The method used to calculate their levels of consistency is the standard deviation to the mean. The more frequently a player either goes well above or well below their average points per game, the higher their score (deviation) will be. The closer they stick to their averages, the lower their score. This is not a perfect measurement, as minutes per game directly affect a players per-game averages, but looping in that factor would be a foolhardy task. A player is sometimes pulled early because of a blowout one way or another, or because of poor execution, or to give another player a chance, or due to injury, or for a thousand other reasons. It can be safely assumed that all five individuals experienced all of those situations to a certain extent, and their combined 510 games will make up for most unique circumstances:
Standard Deviation from the Mean
|Player||2017-2018 Deviation||2018-2019 Deviation|
|Player||2017-2018 Deviation||2018-2019 Deviation|
Willie Cauley-Stein was the most inconsistent player of that group last season and has been the most inconsistent player for the 2019 campaign as well. His highs are really, really high, and his lows are really, really low. The eye-test shows an inconsistent player. The individual, raw numbers show an inconsistent player. The comparison show an inconsistent player. Willie Cauley-Stein is an inconsistent player.

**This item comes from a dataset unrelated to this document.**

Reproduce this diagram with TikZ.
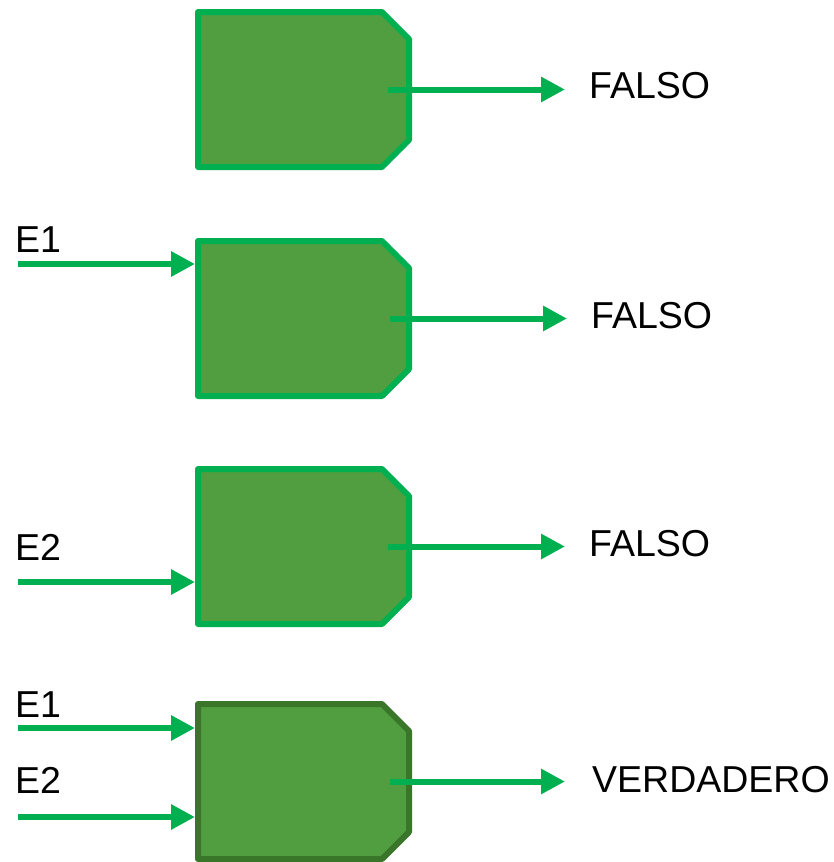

The gravity of that label seems a bit reactionary just 20 games in, but two significant factors press their thumbs on the scale that is the measurement of his production. This isn’t our young center’s first or second year in the league. He’s worn a Sacramento uniform for 234 games and has been unable to find a path toward steady contribution during that time. Watching his performances is akin to striking a flint and steel in a rock quarry: frequent sparks, but nothing catches. The last eight games have been the rule, the first twelve were the exception.
Beyond Willie’s history of ups and downs sits the backdrop that his season must be assessed against: restricted free agency. Two nights before the season began, Dave Joerger had this to say regarding Willie Cauley-Stein’s expectations:
“Consistent rebounder, consistent energy guy, consistent running the floor, those kinds of things,” Kings coach Dave Joerger said. “Consistent motor — day in, day out — whether it be practice or games. It’s in there. It’s in there. He’s got it in there.”
Dave Joerger used the term consistent four times in two sentences. The Kings know exactly what Willie needs to do to earn their trust this year, and so far, he’s failed to meet those standards. If Cauley-Stein cannot be relied upon to produce on a night-to-night basis, it may be time to move on from the talented big man, especially with Marvin Bagley and Harry Giles waiting in the wings. And if it’s time to move on, that must be done within the next two months, before the trade deadline passes. Dealing Willie Cauley-Stein for a minor draft asset or current contributor is a much better path forward than watching him depart in July with no compensation. Willie Cauley-Stein may be the most tenured Sacramento Kings player on the roster, but his inconsistent play also grants him the title of the biggest mystery.